Shikoku: The City of Kochi
It is a coastal town, though, and as such could be reached by ships traveling north and south traveling through the Pacific Ocean. And today, it remains quiet and fairly isolated, with a fairly flat main area.
Kochi wasn't a planned stop, so I feel like I missed out on some things I would have seen if I had prepared a bit more. Those samurai houses would have been a definite stop, and I might have stopped at the local museum of art, the Sakamoto museum, and possibly even the Anpanman museum.
Additionally, Kochi is known for a bonito (shipjack tuna) dish called katsuo no tataki, It looks pretty good, but timing and uncertainty of travel meant that I couldn't stay for dinner. I don't even remember having lunch there! I probably grabbed a sandwich and ate on the train ride to Kochi.
Anyway, access is not so tough from Okayama (2.5 hours) and other cities in Shikoku, though getting in from Shikoku cities might require changing trains somewhere like Marugame. In town, there are two tram lines that can help those not keen on walking get around the main sights.
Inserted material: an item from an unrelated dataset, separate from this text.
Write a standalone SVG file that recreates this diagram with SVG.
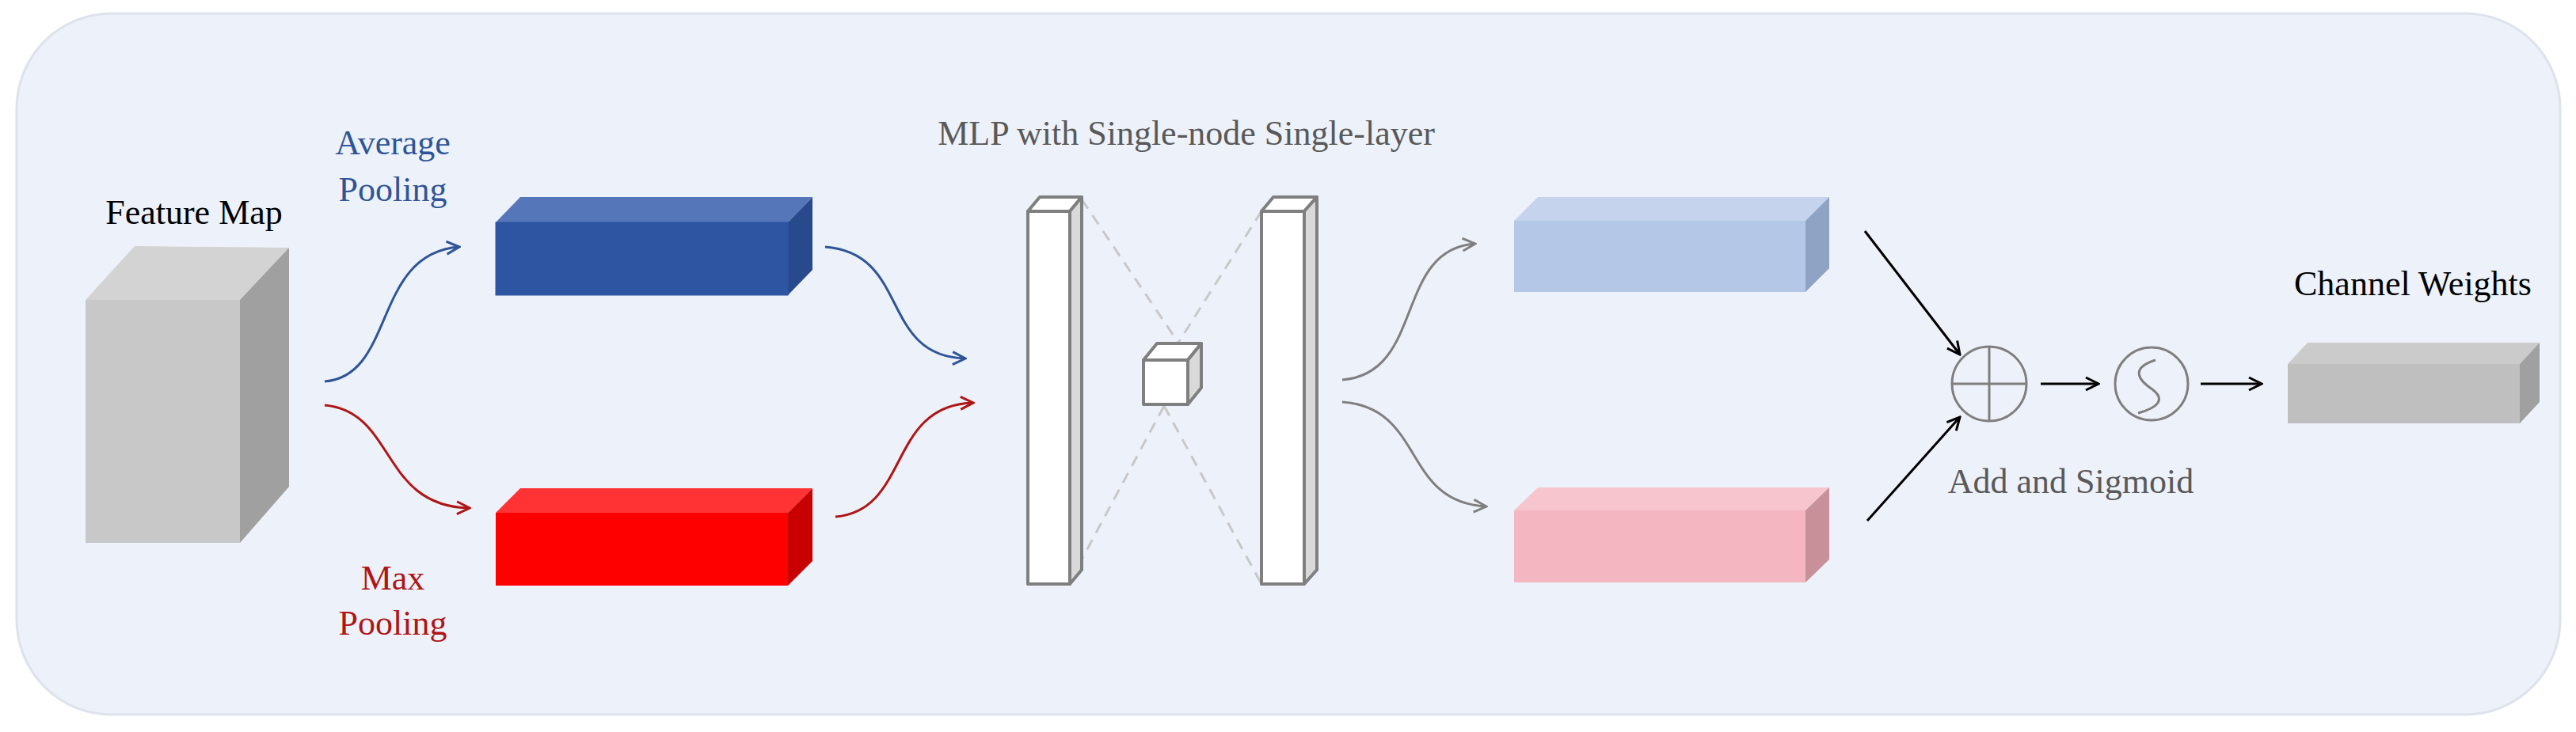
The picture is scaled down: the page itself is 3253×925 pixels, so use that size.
<svg xmlns="http://www.w3.org/2000/svg" width="3253" height="925" viewBox="0 0 3253 925">
<defs>
<style>
text{font-family:"Liberation Serif","Times New Roman",serif;font-size:44px;text-anchor:middle}
.g{fill:#595959}.k{fill:#000}.b{fill:#2F5597}.r{fill:#B01515}
.slab{stroke:#7f7f7f;stroke-width:4;stroke-linejoin:round}
.dash{stroke:#c8c8c8;stroke-width:3;stroke-dasharray:14 10;fill:none}
.c{fill:none;stroke-width:3}
</style>
<marker id="ab" viewBox="0 0 20 20" refX="18" refY="10" markerWidth="20" markerHeight="20" markerUnits="userSpaceOnUse" orient="auto"><path d="M2 2L18 10L2 18" fill="none" stroke="#2F5597" stroke-width="3"/></marker>
<marker id="ar" viewBox="0 0 20 20" refX="18" refY="10" markerWidth="20" markerHeight="20" markerUnits="userSpaceOnUse" orient="auto"><path d="M2 2L18 10L2 18" fill="none" stroke="#B01515" stroke-width="3"/></marker>
<marker id="ag" viewBox="0 0 20 20" refX="18" refY="10" markerWidth="20" markerHeight="20" markerUnits="userSpaceOnUse" orient="auto"><path d="M2 2L18 10L2 18" fill="none" stroke="#7f7f7f" stroke-width="3"/></marker>
<marker id="ak" viewBox="0 0 20 20" refX="18" refY="10" markerWidth="20" markerHeight="20" markerUnits="userSpaceOnUse" orient="auto"><path d="M2 2L18 10L2 18" fill="none" stroke="#000" stroke-width="3"/></marker>
</defs>
<rect x="21" y="17" width="3212" height="886" rx="120" fill="#EDF1FA" stroke="#dde2ec" stroke-width="3"/>

<g id="feature-map">
<polygon points="108,379 170,311 365,313 303,379" fill="#D3D3D3"/>
<polygon points="303,379 365,313 365,615 303,686" fill="#A0A0A0"/>
<rect x="108" y="379" width="195" height="307" fill="#C8C8C8"/>
<text x="245" y="283" class="k">Feature Map</text>
</g>

<g id="avg-pool">
<polygon points="626,281 657,249 1026,249 995,281" fill="#5576B8"/>
<polygon points="995,281 1026,249 1026,341 995,373" fill="#284A8C"/>
<rect x="626" y="281" width="369" height="92" fill="#2E55A2" stroke="#2E55A2"/>
<text x="496" y="195" class="b">Average</text>
<text x="496" y="254" class="b">Pooling</text>
</g>

<g id="max-pool">
<polygon points="626,648 657,617 1026,617 995,648" fill="#FF3333"/>
<polygon points="995,648 1026,617 1026,709 995,740" fill="#C80000"/>
<rect x="626" y="648" width="369" height="92" fill="#FF0000"/>
<text x="496" y="745" class="r">Max</text>
<text x="496" y="802" class="r">Pooling</text>
</g>

<g id="mlp">
<text x="1498" y="183" class="g">MLP with Single-node Single-layer</text>
<line x1="1366" y1="252" x2="1488" y2="433" class="dash"/>
<line x1="1593" y1="267" x2="1488" y2="433" class="dash"/>
<line x1="1470" y1="513" x2="1366" y2="707" class="dash"/>
<line x1="1470" y1="513" x2="1593" y2="738" class="dash"/>
<g class="slab">
<polygon points="1298,267 1313,249 1366,249 1351,267" fill="#fff"/>
<polygon points="1351,267 1366,249 1366,720 1351,738" fill="#d9d9d9"/>
<rect x="1298" y="267" width="53" height="471" fill="#fff"/>
<polygon points="1593,267 1608,249 1663,249 1647,267" fill="#fff"/>
<polygon points="1647,267 1663,249 1663,720 1647,738" fill="#d9d9d9"/>
<rect x="1593" y="267" width="54" height="471" fill="#fff"/>
<polygon points="1444,455 1461,434 1517,434 1500,455" fill="#fff"/>
<polygon points="1500,455 1517,434 1517,490 1500,511" fill="#d9d9d9"/>
<rect x="1444" y="455" width="56" height="56" fill="#fff"/>
</g>
</g>

<g id="avg-out">
<polygon points="1912,279 1942,249 2310,249 2280,279" fill="#C5D3EC"/>
<polygon points="2280,279 2310,249 2310,339 2280,369" fill="#8FA3C4"/>
<rect x="1912" y="279" width="368" height="90" fill="#B4C7E7"/>
</g>
<g id="max-out">
<polygon points="1912,645 1942,616 2310,616 2280,645" fill="#F7C5CD"/>
<polygon points="2280,645 2310,616 2310,707 2280,736" fill="#C8919A"/>
<rect x="1912" y="645" width="368" height="91" fill="#F4B6C0"/>
</g>

<g id="add">
<circle cx="2512" cy="485" r="47" fill="none" stroke="#7f7f7f" stroke-width="3"/>
<line x1="2465" y1="485" x2="2559" y2="485" stroke="#7f7f7f" stroke-width="3"/>
<line x1="2512" y1="438" x2="2512" y2="532" stroke="#7f7f7f" stroke-width="3"/>
<text x="2615" y="623" class="g">Add and Sigmoid</text>
</g>
<g id="sigmoid">
<circle cx="2717" cy="485" r="46" fill="none" stroke="#7f7f7f" stroke-width="3"/>
<path d="M2722,455 C2690,465 2700,480 2718,492 C2735,505 2725,515 2700,522" fill="none" stroke="#7f7f7f" stroke-width="3"/>
</g>

<g id="channel-weights">
<polygon points="2889,460 2914,433 3207,433 3182,460" fill="#CBCBCB"/>
<polygon points="3182,460 3207,433 3207,508 3182,535" fill="#A0A0A0"/>
<rect x="2889" y="460" width="293" height="75" fill="#BFBFBF"/>
<text x="3047" y="373" class="k">Channel Weights</text>
</g>

<g id="connectors">
<path d="M410,482 C500,475 470,320 580,312" class="c" stroke="#2F5597" marker-end="url(#ab)"/>
<path d="M410,512 C500,520 480,640 593,642" class="c" stroke="#B01515" marker-end="url(#ar)"/>
<path d="M1042,312 C1150,320 1110,450 1219,453" class="c" stroke="#2F5597" marker-end="url(#ab)"/>
<path d="M1055,653 C1150,645 1120,512 1229,509" class="c" stroke="#B01515" marker-end="url(#ar)"/>
<path d="M1695,480 C1800,472 1760,315 1863,308" class="c" stroke="#7f7f7f" marker-end="url(#ag)"/>
<path d="M1695,508 C1800,515 1770,635 1877,640" class="c" stroke="#7f7f7f" marker-end="url(#ag)"/>
<line x1="2355" y1="292" x2="2475" y2="448" class="c" stroke="#000" marker-end="url(#ak)"/>
<line x1="2358" y1="658" x2="2475" y2="527" class="c" stroke="#000" marker-end="url(#ak)"/>
<line x1="2577" y1="485" x2="2650" y2="485" class="c" stroke="#000" marker-end="url(#ak)"/>
<line x1="2779" y1="485" x2="2856" y2="485" class="c" stroke="#000" marker-end="url(#ak)"/>
</g>
</svg>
Getting out to Mount Godaisan, where a temple and botanical garden are located, and beyond to Katsurahama Beach, where the Sakamoto Ryoma museum is, requires a bit more time. The best way to access both is with the My Yu Bus. A day pass is 1000 yen (only 500 yen for foreign tourists, passport required) and will let you get to both sites fairly easily. My Yu buses run about once every one or two hours.